* [Given exercise]
Exactly the lines from the one containing "Emit a Python" through the one containing "ax = fig.add_axes([0.08, 0.111, 0.84, 0.783])" must be returned; include both ends and nothing else.

* [Supplied data]
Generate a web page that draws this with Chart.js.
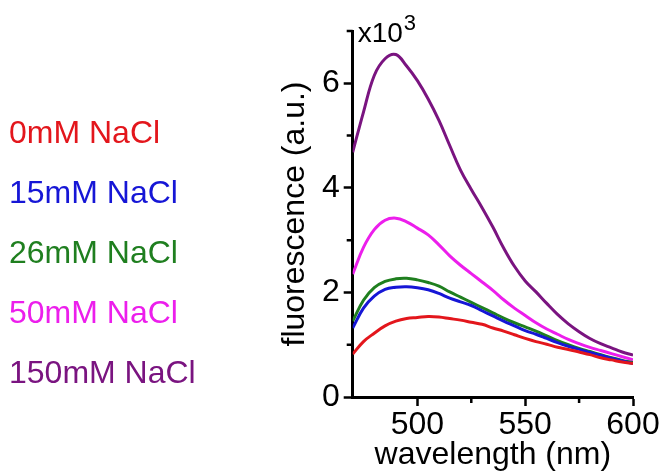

* * *

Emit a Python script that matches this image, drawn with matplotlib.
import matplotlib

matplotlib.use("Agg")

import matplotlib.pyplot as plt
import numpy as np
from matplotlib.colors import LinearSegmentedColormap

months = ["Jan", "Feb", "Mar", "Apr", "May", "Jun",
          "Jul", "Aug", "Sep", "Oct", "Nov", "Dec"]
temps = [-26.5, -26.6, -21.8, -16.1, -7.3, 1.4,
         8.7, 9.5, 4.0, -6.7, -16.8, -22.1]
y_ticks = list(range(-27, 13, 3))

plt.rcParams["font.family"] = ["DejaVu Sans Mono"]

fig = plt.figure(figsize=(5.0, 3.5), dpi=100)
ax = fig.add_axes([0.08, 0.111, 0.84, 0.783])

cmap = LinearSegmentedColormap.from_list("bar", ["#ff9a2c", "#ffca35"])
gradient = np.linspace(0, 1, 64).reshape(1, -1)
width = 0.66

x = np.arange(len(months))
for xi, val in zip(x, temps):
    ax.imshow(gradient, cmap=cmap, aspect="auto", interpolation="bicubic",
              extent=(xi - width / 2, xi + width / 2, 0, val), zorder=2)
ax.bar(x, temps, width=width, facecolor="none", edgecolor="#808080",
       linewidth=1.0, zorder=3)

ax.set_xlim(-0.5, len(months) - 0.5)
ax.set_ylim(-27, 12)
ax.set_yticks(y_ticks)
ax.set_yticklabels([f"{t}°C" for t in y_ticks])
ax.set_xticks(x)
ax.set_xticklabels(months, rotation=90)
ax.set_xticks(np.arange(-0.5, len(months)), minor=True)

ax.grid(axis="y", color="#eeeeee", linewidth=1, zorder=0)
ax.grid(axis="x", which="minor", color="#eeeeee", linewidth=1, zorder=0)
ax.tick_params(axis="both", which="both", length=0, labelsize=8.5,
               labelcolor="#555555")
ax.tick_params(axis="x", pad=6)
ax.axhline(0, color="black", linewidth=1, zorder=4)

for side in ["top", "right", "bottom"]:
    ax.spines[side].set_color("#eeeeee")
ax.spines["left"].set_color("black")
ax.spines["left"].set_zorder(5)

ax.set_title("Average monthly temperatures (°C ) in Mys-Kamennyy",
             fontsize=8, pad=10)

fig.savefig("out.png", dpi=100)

* [Written response]
Emit a Python script that matches this image, drawn with matplotlib.
import matplotlib

matplotlib.use("Agg")

import matplotlib.pyplot as plt
import numpy as np
from matplotlib.colors import LinearSegmentedColormap

months = ["Jan", "Feb", "Mar", "Apr", "May", "Jun",
          "Jul", "Aug", "Sep", "Oct", "Nov", "Dec"]
temps = [-26.5, -26.6, -21.8, -16.1, -7.3, 1.4,
         8.7, 9.5, 4.0, -6.7, -16.8, -22.1]
y_ticks = list(range(-27, 13, 3))

plt.rcParams["font.family"] = ["DejaVu Sans Mono"]

fig = plt.figure(figsize=(5.0, 3.5), dpi=100)
ax = fig.add_axes([0.08, 0.111, 0.84, 0.783])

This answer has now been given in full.